RECORDS FOR PROCESSING:
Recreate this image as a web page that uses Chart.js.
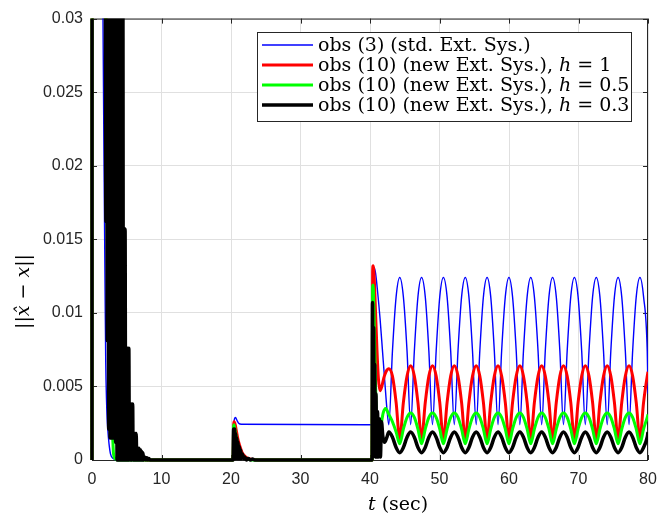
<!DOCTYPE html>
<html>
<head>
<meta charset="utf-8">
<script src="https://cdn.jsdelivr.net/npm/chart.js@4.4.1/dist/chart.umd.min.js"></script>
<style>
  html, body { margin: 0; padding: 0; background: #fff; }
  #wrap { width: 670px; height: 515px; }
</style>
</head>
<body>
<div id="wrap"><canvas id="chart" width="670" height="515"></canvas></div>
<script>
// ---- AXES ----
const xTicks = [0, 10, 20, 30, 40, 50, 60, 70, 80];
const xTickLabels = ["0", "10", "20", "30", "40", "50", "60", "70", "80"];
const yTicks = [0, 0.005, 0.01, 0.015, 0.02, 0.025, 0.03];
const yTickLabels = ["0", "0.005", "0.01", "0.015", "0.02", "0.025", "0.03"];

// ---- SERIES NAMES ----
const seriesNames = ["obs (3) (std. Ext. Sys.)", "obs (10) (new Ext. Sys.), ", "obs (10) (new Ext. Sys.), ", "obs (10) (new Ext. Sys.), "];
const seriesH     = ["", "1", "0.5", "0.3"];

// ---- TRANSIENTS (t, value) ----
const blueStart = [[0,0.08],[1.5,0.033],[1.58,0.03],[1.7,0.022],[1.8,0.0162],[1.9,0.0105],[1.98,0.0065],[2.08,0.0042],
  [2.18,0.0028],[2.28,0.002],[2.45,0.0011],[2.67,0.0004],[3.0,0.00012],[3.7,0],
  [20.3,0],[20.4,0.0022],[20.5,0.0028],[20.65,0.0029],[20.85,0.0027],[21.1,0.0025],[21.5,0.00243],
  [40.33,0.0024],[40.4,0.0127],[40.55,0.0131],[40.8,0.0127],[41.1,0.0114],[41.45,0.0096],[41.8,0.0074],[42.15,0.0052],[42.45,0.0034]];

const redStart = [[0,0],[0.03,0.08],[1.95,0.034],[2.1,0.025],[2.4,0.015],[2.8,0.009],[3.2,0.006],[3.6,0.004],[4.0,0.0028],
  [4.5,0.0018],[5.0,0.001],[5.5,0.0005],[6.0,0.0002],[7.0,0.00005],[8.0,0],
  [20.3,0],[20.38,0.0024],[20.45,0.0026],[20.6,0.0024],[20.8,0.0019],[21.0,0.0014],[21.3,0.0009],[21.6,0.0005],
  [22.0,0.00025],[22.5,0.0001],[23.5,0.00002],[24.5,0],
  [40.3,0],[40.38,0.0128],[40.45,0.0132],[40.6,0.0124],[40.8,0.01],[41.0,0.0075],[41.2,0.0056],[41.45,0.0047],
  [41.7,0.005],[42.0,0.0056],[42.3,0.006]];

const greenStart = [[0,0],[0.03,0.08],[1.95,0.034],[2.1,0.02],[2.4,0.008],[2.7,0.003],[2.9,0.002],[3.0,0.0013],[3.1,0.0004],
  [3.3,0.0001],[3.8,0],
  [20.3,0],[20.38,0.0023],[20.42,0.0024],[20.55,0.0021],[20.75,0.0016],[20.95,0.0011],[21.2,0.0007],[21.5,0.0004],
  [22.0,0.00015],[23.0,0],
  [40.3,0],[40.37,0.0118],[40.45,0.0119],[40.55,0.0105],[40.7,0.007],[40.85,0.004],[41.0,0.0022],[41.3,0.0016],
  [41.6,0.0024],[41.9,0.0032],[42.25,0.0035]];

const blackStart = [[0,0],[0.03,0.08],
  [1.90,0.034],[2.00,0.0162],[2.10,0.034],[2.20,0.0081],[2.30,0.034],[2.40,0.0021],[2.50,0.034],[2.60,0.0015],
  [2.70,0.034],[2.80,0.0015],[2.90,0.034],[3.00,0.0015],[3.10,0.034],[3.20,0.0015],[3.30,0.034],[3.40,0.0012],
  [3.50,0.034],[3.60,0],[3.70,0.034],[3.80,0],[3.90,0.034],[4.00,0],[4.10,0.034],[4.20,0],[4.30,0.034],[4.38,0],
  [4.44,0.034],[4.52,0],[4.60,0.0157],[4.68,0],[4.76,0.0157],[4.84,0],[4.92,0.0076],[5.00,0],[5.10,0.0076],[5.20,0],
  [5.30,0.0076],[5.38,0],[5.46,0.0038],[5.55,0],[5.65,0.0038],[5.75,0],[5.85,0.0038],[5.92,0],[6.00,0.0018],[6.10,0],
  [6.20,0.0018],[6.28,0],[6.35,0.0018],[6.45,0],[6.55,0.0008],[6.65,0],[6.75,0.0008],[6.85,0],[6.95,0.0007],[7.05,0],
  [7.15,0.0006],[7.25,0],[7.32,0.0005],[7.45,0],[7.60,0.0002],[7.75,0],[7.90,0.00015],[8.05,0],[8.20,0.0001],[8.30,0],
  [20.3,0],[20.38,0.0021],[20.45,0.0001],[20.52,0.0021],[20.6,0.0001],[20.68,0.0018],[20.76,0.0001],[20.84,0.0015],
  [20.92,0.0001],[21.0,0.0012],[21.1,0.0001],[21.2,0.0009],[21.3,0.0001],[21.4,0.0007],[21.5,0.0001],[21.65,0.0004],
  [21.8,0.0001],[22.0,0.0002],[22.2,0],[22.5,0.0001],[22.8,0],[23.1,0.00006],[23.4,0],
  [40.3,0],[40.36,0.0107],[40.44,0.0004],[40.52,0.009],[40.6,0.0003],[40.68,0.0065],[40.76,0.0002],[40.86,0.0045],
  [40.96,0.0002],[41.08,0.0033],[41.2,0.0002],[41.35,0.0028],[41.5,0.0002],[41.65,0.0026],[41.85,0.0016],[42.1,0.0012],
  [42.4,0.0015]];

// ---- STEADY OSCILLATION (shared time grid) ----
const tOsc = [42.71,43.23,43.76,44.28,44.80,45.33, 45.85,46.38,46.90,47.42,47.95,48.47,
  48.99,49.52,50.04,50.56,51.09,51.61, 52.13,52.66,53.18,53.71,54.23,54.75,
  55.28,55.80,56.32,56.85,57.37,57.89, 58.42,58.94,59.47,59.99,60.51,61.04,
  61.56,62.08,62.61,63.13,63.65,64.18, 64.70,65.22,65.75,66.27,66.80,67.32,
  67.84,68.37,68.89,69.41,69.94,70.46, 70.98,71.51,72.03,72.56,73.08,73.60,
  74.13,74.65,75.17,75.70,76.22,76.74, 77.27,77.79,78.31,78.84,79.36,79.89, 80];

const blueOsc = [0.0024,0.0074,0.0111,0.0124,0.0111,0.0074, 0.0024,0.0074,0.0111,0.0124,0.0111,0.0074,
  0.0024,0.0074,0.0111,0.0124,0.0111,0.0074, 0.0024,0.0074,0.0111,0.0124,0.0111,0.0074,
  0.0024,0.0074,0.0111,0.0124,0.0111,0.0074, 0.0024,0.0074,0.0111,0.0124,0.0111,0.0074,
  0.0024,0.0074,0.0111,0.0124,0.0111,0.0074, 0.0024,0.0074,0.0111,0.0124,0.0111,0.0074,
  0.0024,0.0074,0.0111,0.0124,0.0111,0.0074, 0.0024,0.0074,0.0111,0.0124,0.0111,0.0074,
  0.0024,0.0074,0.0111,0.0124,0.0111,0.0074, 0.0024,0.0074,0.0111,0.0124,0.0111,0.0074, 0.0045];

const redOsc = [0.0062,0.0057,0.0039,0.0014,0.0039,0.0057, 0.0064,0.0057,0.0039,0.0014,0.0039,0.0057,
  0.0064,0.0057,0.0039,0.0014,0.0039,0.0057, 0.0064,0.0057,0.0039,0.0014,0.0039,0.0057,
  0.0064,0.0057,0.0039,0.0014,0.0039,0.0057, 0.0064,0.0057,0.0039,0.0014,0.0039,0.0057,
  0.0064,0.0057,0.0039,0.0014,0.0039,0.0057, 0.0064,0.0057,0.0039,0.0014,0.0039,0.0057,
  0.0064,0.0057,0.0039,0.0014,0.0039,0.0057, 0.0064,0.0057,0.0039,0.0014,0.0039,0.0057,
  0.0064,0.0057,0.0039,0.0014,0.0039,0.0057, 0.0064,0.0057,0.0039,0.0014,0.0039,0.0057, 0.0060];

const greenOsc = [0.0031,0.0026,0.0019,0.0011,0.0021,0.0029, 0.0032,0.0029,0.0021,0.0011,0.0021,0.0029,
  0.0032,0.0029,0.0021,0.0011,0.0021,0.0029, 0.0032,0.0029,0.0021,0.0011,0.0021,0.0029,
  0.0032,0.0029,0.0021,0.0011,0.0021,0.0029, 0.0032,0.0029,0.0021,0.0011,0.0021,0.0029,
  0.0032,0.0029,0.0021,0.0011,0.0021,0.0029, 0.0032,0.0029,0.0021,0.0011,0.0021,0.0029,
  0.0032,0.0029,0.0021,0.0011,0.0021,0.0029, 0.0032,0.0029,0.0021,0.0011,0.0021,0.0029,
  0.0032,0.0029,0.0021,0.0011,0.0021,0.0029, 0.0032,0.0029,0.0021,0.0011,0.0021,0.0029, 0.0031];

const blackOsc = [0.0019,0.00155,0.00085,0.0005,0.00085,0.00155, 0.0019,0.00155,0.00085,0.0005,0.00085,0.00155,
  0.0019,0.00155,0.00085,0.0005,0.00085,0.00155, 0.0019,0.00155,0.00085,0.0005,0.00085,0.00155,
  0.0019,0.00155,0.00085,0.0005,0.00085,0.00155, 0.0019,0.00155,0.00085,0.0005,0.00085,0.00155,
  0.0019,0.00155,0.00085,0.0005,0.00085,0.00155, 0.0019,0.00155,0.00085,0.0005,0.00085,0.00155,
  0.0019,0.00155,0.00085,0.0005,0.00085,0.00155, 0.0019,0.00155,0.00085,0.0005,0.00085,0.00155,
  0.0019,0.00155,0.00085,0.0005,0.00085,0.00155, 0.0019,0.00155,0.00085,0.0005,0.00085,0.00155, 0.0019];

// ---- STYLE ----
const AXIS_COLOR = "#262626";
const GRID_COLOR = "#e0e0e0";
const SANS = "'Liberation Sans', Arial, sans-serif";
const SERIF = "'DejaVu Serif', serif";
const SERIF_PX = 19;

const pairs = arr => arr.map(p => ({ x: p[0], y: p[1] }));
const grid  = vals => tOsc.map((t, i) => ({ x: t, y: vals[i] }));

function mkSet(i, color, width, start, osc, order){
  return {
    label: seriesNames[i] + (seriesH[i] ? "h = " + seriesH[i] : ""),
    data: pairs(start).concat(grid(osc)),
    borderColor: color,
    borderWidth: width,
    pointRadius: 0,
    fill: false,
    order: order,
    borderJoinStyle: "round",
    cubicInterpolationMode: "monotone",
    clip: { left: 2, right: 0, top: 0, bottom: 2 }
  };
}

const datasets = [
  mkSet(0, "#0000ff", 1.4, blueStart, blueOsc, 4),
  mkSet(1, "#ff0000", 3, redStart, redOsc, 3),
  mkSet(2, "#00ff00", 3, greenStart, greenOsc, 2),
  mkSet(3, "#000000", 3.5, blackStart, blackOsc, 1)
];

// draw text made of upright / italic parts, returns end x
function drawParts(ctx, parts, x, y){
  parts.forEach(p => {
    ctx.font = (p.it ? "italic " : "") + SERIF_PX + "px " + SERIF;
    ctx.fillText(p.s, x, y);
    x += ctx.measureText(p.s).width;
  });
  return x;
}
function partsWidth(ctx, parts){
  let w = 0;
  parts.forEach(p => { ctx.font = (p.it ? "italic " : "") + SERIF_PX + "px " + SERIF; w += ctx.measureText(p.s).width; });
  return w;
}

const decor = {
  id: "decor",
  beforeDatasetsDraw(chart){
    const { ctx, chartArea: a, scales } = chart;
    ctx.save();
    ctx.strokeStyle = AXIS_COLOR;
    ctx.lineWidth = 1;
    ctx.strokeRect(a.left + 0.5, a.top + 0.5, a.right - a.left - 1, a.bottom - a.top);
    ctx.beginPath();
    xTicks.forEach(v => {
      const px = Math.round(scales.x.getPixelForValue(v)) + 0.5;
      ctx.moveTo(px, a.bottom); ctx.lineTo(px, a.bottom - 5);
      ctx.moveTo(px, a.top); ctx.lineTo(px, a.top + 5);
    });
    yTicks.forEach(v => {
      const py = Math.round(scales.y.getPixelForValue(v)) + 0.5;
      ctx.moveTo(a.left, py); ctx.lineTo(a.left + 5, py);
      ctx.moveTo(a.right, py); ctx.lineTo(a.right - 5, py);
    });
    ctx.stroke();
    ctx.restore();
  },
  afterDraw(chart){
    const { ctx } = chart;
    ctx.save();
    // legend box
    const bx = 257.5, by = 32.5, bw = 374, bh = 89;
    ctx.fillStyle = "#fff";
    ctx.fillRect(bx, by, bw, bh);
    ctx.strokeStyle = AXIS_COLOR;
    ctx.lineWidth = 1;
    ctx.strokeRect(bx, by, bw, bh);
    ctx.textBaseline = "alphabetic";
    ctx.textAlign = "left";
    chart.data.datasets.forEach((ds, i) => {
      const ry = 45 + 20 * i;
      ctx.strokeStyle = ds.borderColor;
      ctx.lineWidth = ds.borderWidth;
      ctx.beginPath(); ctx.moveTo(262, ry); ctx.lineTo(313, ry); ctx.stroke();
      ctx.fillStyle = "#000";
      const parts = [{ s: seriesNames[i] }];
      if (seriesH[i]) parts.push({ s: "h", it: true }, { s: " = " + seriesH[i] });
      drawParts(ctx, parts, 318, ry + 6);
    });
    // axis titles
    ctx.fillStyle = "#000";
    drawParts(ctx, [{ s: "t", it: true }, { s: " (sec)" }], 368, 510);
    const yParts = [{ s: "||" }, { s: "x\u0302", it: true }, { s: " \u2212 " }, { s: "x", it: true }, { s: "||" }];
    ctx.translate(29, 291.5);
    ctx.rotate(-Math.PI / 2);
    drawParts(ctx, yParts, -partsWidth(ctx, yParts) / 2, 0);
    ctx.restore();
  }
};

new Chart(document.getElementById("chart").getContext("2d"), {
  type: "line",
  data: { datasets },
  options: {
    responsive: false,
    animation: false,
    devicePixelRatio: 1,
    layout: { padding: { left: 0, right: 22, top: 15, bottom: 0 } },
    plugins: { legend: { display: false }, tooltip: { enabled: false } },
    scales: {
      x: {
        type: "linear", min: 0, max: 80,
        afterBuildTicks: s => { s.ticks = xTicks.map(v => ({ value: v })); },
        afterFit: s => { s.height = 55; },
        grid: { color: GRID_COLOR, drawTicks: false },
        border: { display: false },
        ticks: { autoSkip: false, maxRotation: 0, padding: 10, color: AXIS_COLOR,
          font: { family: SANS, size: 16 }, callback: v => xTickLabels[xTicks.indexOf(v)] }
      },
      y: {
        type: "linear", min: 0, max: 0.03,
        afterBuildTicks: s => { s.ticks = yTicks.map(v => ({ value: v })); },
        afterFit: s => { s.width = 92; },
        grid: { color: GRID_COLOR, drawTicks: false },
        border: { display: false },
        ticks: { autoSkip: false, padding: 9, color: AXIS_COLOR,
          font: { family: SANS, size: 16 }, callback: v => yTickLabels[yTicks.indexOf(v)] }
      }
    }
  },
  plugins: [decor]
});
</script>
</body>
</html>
--
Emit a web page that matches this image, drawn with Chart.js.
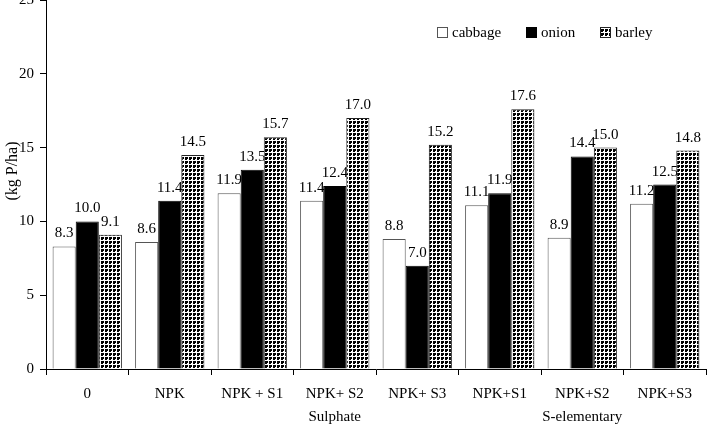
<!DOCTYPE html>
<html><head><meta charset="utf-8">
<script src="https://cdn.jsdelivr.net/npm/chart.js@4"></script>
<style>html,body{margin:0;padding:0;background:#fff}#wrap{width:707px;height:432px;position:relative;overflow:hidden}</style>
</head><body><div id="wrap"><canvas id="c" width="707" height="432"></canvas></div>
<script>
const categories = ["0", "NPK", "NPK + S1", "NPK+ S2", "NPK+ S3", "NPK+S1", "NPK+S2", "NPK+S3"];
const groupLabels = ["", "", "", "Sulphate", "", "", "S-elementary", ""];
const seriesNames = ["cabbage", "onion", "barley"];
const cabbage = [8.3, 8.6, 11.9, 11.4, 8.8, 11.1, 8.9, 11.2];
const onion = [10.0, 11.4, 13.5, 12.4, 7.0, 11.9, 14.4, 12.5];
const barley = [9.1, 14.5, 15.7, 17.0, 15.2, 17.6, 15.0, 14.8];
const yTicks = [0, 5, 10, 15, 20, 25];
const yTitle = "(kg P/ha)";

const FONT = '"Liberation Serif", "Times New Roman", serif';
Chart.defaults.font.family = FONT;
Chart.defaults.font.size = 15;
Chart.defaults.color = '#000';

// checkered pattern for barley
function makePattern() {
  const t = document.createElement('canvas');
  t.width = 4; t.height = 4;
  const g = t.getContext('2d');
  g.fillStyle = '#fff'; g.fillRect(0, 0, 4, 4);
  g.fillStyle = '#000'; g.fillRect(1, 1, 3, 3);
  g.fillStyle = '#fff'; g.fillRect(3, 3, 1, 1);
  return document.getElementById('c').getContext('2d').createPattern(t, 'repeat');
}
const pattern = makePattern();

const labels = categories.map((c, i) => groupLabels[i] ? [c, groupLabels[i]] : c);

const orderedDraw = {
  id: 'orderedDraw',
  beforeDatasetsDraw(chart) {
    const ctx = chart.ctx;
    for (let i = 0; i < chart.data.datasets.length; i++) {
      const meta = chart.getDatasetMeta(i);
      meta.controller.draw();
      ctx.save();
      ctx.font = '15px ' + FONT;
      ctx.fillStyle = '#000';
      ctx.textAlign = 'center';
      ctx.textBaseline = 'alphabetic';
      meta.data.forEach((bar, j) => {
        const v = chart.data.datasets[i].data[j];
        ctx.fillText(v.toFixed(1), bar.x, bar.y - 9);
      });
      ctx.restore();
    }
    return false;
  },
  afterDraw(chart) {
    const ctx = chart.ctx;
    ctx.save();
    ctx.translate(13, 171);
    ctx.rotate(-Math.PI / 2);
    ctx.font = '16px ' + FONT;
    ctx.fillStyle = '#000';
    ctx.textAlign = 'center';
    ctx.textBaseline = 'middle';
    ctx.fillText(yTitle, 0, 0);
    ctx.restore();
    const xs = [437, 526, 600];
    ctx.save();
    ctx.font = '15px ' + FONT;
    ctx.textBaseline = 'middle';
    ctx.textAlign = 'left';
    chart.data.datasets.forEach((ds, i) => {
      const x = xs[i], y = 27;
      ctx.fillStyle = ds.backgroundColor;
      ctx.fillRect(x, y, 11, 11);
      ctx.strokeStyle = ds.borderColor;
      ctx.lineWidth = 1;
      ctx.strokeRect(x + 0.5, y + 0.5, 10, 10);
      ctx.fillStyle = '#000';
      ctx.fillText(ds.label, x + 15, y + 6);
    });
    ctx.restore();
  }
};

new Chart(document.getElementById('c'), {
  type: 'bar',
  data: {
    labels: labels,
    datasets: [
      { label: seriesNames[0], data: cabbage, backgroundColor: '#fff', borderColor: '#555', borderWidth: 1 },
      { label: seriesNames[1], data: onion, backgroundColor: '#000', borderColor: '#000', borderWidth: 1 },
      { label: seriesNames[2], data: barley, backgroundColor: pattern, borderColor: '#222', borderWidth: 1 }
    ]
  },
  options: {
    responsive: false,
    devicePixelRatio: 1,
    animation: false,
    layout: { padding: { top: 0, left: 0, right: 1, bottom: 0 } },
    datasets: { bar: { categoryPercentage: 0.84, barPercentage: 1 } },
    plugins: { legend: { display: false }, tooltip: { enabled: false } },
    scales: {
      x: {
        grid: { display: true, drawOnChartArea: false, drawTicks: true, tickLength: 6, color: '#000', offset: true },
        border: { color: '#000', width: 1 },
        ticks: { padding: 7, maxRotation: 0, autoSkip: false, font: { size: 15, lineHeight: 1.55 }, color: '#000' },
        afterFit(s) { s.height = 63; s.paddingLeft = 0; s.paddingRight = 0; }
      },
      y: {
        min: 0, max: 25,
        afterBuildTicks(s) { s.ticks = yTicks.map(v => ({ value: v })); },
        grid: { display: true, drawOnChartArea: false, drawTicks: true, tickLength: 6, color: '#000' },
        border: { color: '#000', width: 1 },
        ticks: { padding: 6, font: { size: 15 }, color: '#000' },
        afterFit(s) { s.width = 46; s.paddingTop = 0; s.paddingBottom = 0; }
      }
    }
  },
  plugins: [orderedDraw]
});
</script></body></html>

WHAT THE TASK REQUIRES: Above are the records; copy exactly the lines from the one with "Emit a web page" through the one with "const labels = categories.map((c, i)", including both, and nothing more. Leave out pictures.

ANSWER TO THIS TASK:
Emit a web page that matches this image, drawn with Chart.js.
<!DOCTYPE html>
<html><head><meta charset="utf-8">
<script src="https://cdn.jsdelivr.net/npm/chart.js@4"></script>
<style>html,body{margin:0;padding:0;background:#fff}#wrap{width:707px;height:432px;position:relative;overflow:hidden}</style>
</head><body><div id="wrap"><canvas id="c" width="707" height="432"></canvas></div>
<script>
const categories = ["0", "NPK", "NPK + S1", "NPK+ S2", "NPK+ S3", "NPK+S1", "NPK+S2", "NPK+S3"];
const groupLabels = ["", "", "", "Sulphate", "", "", "S-elementary", ""];
const seriesNames = ["cabbage", "onion", "barley"];
const cabbage = [8.3, 8.6, 11.9, 11.4, 8.8, 11.1, 8.9, 11.2];
const onion = [10.0, 11.4, 13.5, 12.4, 7.0, 11.9, 14.4, 12.5];
const barley = [9.1, 14.5, 15.7, 17.0, 15.2, 17.6, 15.0, 14.8];
const yTicks = [0, 5, 10, 15, 20, 25];
const yTitle = "(kg P/ha)";

const FONT = '"Liberation Serif", "Times New Roman", serif';
Chart.defaults.font.family = FONT;
Chart.defaults.font.size = 15;
Chart.defaults.color = '#000';

// checkered pattern for barley
function makePattern() {
  const t = document.createElement('canvas');
  t.width = 4; t.height = 4;
  const g = t.getContext('2d');
  g.fillStyle = '#fff'; g.fillRect(0, 0, 4, 4);
  g.fillStyle = '#000'; g.fillRect(1, 1, 3, 3);
  g.fillStyle = '#fff'; g.fillRect(3, 3, 1, 1);
  return document.getElementById('c').getContext('2d').createPattern(t, 'repeat');
}
const pattern = makePattern();

const labels = categories.map((c, i) => groupLabels[i] ? [c, groupLabels[i]] : c);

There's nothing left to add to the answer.